Fixin' the Fight Game
I love boxing. Classic boxing... Marvelous Marvin vs. The Hit Man... Ali vs Foreman... hell... Ali vs. Anybody... Any weight class... I don't care. I just love good boxing.
That's the problem though... There is no good boxing anymore. Not in the heavy-weight division anyway. I mean... when a disinterested Mike Tyson is the biggest draw in boxing... there's a problem people.
But what is the problem?
Simple. No athletes. No characters. No draws.
Even the dimmest bulbs of the inner-city have figured out that boxing is to dangerous.

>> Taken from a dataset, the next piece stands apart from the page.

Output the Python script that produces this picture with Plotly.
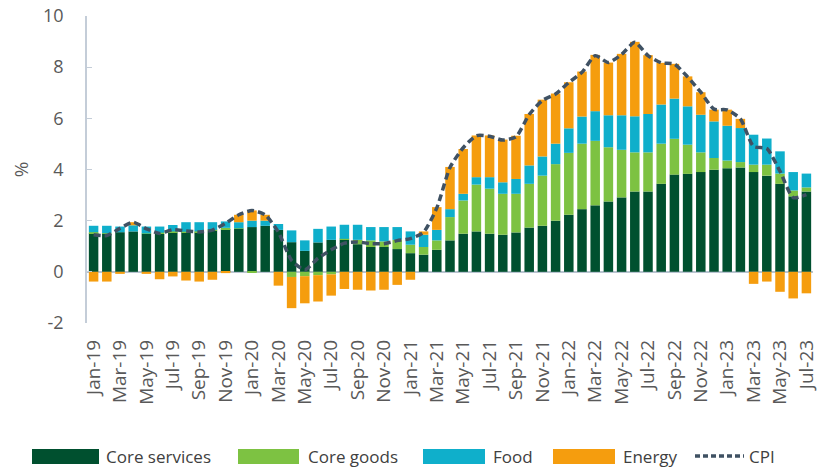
import plotly.graph_objects as go

months = ["Jan","Feb","Mar","Apr","May","Jun","Jul","Aug","Sep","Oct","Nov","Dec"]
categories = [f"{m}-{y}" for y in ["19","20","21","22","23"] for m in months][:55]

core_services = [1.51,1.49,1.55,1.58,1.48,1.48,1.54,1.54,1.54,1.62,1.67,1.68,
                 1.75,1.80,1.64,1.16,0.82,1.15,1.25,1.26,1.08,0.97,0.97,0.89,
                 0.73,0.67,0.86,1.23,1.49,1.58,1.49,1.45,1.54,1.73,1.80,2.00,
                 2.23,2.45,2.60,2.75,2.91,3.14,3.14,3.44,3.80,3.83,3.90,3.99,
                 4.05,4.08,3.90,3.76,3.44,2.95,3.14]
core_goods = [0.04,0.02,0.00,0.00,0.02,0.05,0.04,0.03,0.04,0.02,0.05,0.02,
              -0.03,0.00,0.00,-0.20,-0.17,-0.13,-0.10,0.03,0.17,0.26,0.22,0.36,
              0.33,0.30,0.37,0.91,1.30,1.83,1.76,1.60,1.51,1.71,1.96,2.21,
              2.42,2.56,2.52,2.12,1.86,1.53,1.53,1.57,1.40,1.14,0.77,0.46,
              0.30,0.21,0.29,0.43,0.40,0.23,0.16]
food = [0.25,0.29,0.22,0.24,0.27,0.24,0.25,0.37,0.36,0.30,0.25,0.24,
        0.25,0.20,0.23,0.46,0.41,0.53,0.52,0.55,0.59,0.52,0.56,0.50,
        0.52,0.48,0.41,0.31,0.26,0.29,0.45,0.45,0.58,0.72,0.75,0.80,
        0.96,1.06,1.16,1.25,1.35,1.41,1.50,1.53,1.57,1.50,1.47,1.43,
        1.36,1.33,1.17,1.02,0.87,0.72,0.54]
energy = [-0.38,-0.38,-0.08,0.12,-0.08,-0.29,-0.18,-0.34,-0.38,-0.31,-0.05,0.29,
          0.40,0.23,-0.54,-1.22,-1.06,-1.03,-0.83,-0.67,-0.70,-0.73,-0.70,-0.51,
          -0.31,0.13,0.89,1.65,1.75,1.63,1.63,1.67,1.69,2.01,2.22,1.96,
          1.80,1.76,2.20,2.06,2.40,2.91,2.30,1.63,1.36,1.17,0.88,0.46,
          0.63,0.36,-0.47,-0.38,-0.78,-1.04,-0.84]
cpi = [1.45,1.42,1.70,1.94,1.68,1.50,1.65,1.60,1.56,1.63,1.90,2.23,
       2.40,2.23,1.55,0.45,0.08,0.53,0.86,1.12,1.17,1.10,1.10,1.22,
       1.30,1.55,2.50,4.08,4.85,5.32,5.30,5.15,5.28,6.15,6.70,6.95,
       7.40,7.80,8.45,8.18,8.50,8.97,8.45,8.17,8.12,7.62,7.02,6.36,
       6.33,5.98,4.90,4.82,3.93,2.90,3.02]
tick_labels = categories[::2]
y_tick_vals = [-2, 0, 2, 4, 6, 8, 10]
y_tick_text = ["-2", "0", "2", "4", "6", "8", "10"]
series_names = ["Core services", "Core goods", "Food", "Energy", "CPI"]

colors = {"Core services": "#00502F", "Core goods": "#7DC242",
          "Food": "#0FAFCB", "Energy": "#F59D0E", "CPI": "#3F5163"}
CPI_DASH = "7px,4px"

fig = go.Figure()
for name, vals in zip(series_names[:4], [core_services, core_goods, food, energy]):
    fig.add_trace(go.Bar(x=categories, y=vals, name=name,
                         marker=dict(color=colors[name], line=dict(width=0))))
fig.add_trace(go.Scatter(x=categories, y=cpi, name="CPI", mode="lines",
                         line=dict(color=colors["CPI"], width=3.5, dash=CPI_DASH,
                                   shape="spline", smoothing=0.6)))

# manual legend (wide swatches like the original)
L, R, T, B = 87, 6, 16, 144
W, H = 819 - L - R, 467 - T - B
def px(x):
    return (x - L) / W
def py(y):
    return (467 - B - y) / H

leg_y = 456
swatches = [(32, 99, 104), (238, 299, 306), (423, 485, 491), (553, 615, 621)]
shapes, annotations = [], []
for name, (x0, x1, tx) in zip(series_names[:4], swatches):
    shapes.append(dict(type="rect", xref="paper", yref="paper",
                       x0=px(x0), x1=px(x1), y0=py(leg_y + 8), y1=py(leg_y - 7),
                       fillcolor=colors[name], line=dict(width=0)))
    annotations.append(dict(text=name, xref="paper", yref="paper", x=px(tx), y=py(leg_y),
                            xanchor="left", yanchor="middle", showarrow=False,
                            font=dict(size=17, color="#404040")))
shapes.append(dict(type="line", xref="paper", yref="paper", x0=px(695), x1=px(744),
                   y0=py(leg_y), y1=py(leg_y),
                   line=dict(color=colors["CPI"], width=3.5, dash="5px,3px")))
annotations.append(dict(text="CPI", xref="paper", yref="paper", x=px(747), y=py(leg_y),
                        xanchor="left", yanchor="middle", showarrow=False,
                        font=dict(size=17, color="#404040")))

font = "Open Sans, Noto Sans, sans-serif"
fig.update_layout(
    width=819, height=467,
    barmode="relative", bargap=0.28,
    plot_bgcolor="white", paper_bgcolor="white",
    margin=dict(l=L, r=R, t=T, b=B, autoexpand=False),
    font=dict(family=font, color="#595959"),
    showlegend=False,
    shapes=shapes, annotations=annotations,
    xaxis=dict(type="category", tickmode="array", tickvals=tick_labels,
               ticktext=tick_labels, tickangle=-90, tickfont=dict(size=19, color="#595959"),
               showline=False, showgrid=False, ticks="", ticklabelstandoff=12,
               automargin=False),
    yaxis=dict(range=[-2, 10], tickmode="array", tickvals=y_tick_vals, ticktext=y_tick_text,
               showgrid=False, zeroline=True,
               zerolinecolor="#B9C4D0", zerolinewidth=1.5,
               showline=True, linecolor="#C4CDD8", linewidth=1.5,
               ticks="inside", ticklen=5, tickcolor="#C4CDD8",
               tickfont=dict(size=18, color="#595959"), ticklabelstandoff=18,
               automargin=False,
               title=dict(text="%", font=dict(size=19, color="#595959"), standoff=9)),
)
fig.write_html("out.html", config={"displayModeBar": False},
               post_script="document.body.style.margin='0';document.body.style.padding='0';")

I mean lets face it... havin' bad knees at 60 is a lot better than bein' all but brain dead at 50. Football please!
As usual... the very bodies out to make the game safe, have actually made it to dangerous to fool around with... how? The gloves.
Boxing used to be a very different sport. It was bare-knuckles. It was bloody. It was brutal. It was not however, fatal.
See... when you're fighting with bare knuckles... you have to worry about what you're hittin'. Skulls after all can be pretty dad-gummed hard. Hit one the wrong way, and you'll break every knuckle you have. This is where gloves come in.
Gloves changed everything. Without them... boxers could now take these huge hooks. Try that bare knuckled sometime. If you hit the guy in the temple... he'll go out like a light... but if he doesn't? If you miss even slightly? You'll be fightin' one handed for the rest of the night.
It's those huge hooks to the temple that cause the brain damage that we see in aged fighters today.
Take the gloves off. Sure it'll be bloody. Sure it will look far less civilized. Sure it will look far more dangerous.
It's all looks though. They put the gloves on so women could watch without gettin' blood on their skirts. We got TV now... no worries.